Continuing our Hot Chips 2016 coverage for the evening, along with the requisite presentations on processors, several of the major players in the memory industry are also at the event making their own presentations. A fast chip is only as swift as the memory that is responsible for feeding it, so the development of faster processors is inexorably tied to the development of faster memory technologies and the introduction of additional layers to the computer memory hierarchy.

Like the chip presentations themselves, I should be clear that these aren’t product announcements. But they’re a short, useful look into the challenges the memory manufacturers face and what ideas they’re floating for future generations of memory technology.


The first memory manufacturer to present was Micron. The firm has an interesting stake in the memory industry; while producing a number of common adopted memory technologies like DDR3 and DDR4, they have also gone their own way in pioneering HBM competitor Hybrid Memory Cube (HMC) and the faster GDDR5X memory technology. The former has not seen much success so far, while the latter has been adopted by NVIDIA for their highest bandwidth configurations on consumer (non-GP100) parts.

One interesting slide from Micron’s presentation was showing how the memory industry has been impacted by the greater difficultly in manufacturing at smaller geometries. The number of mask levels has increased over the years – especially the number of non-lithographic steps within those mask levels – and meanwhile the total amount of cleanroom space required to hold all of the necessary equipment has similarly increased as well. For an equivalent number of wafers, Micron’s 20nm tech takes more than 80% additional space compared to 30nm, which is not very far off from the 100% increase in memory density that you get from going from 30nm to 20nm in the first place.

The lesson here being that memory manufacturers are facing many of the same constraints as logic manufacturers. Every generation the capital costs increase – and significantly at that – which squeezes margins and investors alike. The memory industry has seen a fairly regular pattern of boom and bust cycles up until now, with each bust cycle claiming a manufacturer or two.

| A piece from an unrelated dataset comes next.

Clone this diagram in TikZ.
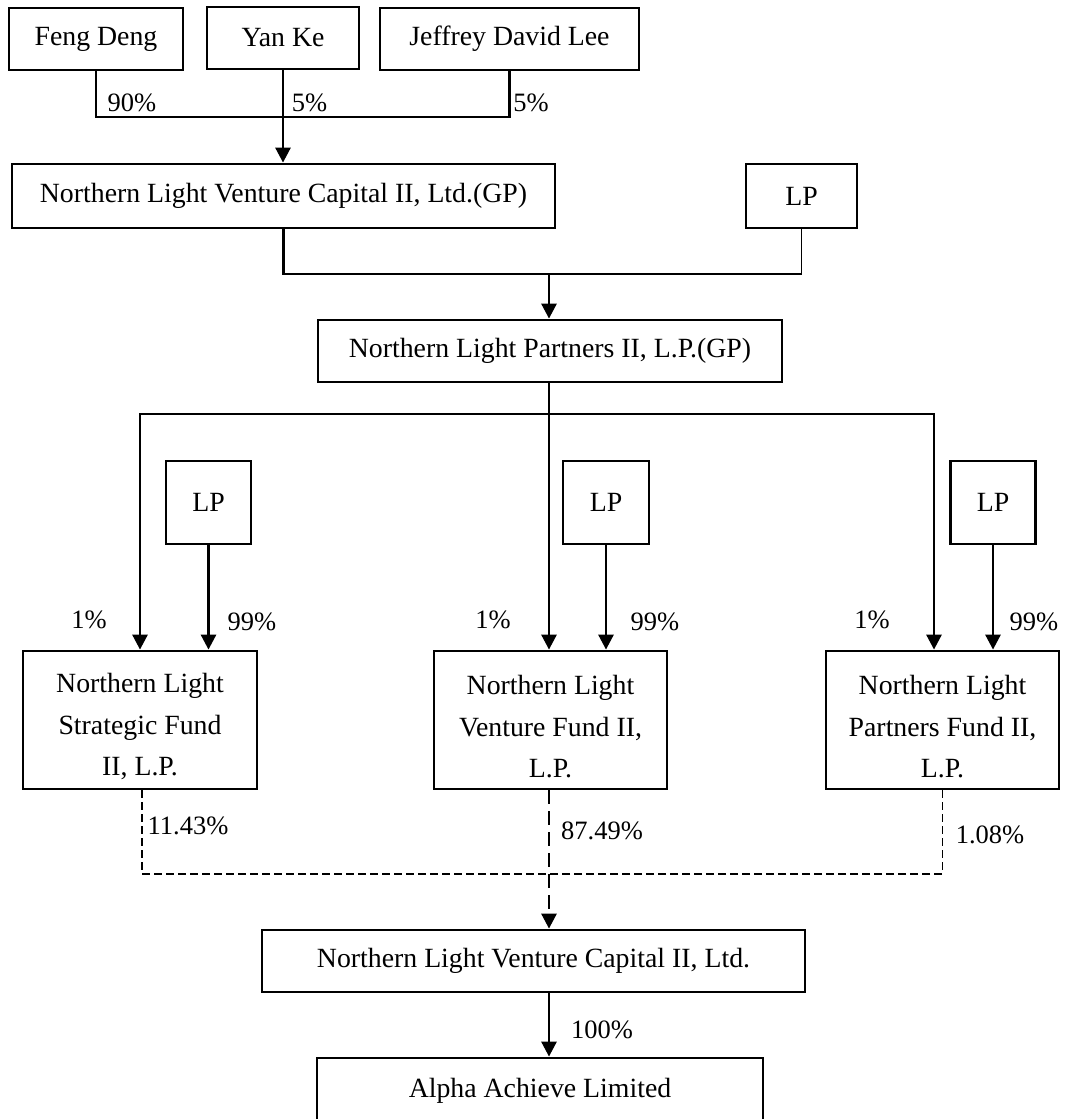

However as the number of manufacturers dwindle, I’m not sure consolidation alone is going to be able to continue to offset the higher costs.

Meanwhile turning towards the future, the company very briefly mentioned their current plan for the memory technology that will follow DDR4, which is aptly being named DDR5. Keeping in mind that the standard has yet to be created and ratified by the JEDEC – and likely won’t be for a couple more years – Micron would essentially like to once again double the DRAM prefetch yet again, to 16n (the same as GDDR5X). Doubling the prefetch doesn’t increase the memory’s internal clock rate, but allows for a larger number of bits to be gathered per clock, and sent out over the higher frequency bus. All the while Micron would also like to get the memory voltage down to 1.1v from today’s 1.2v for standard DDR4.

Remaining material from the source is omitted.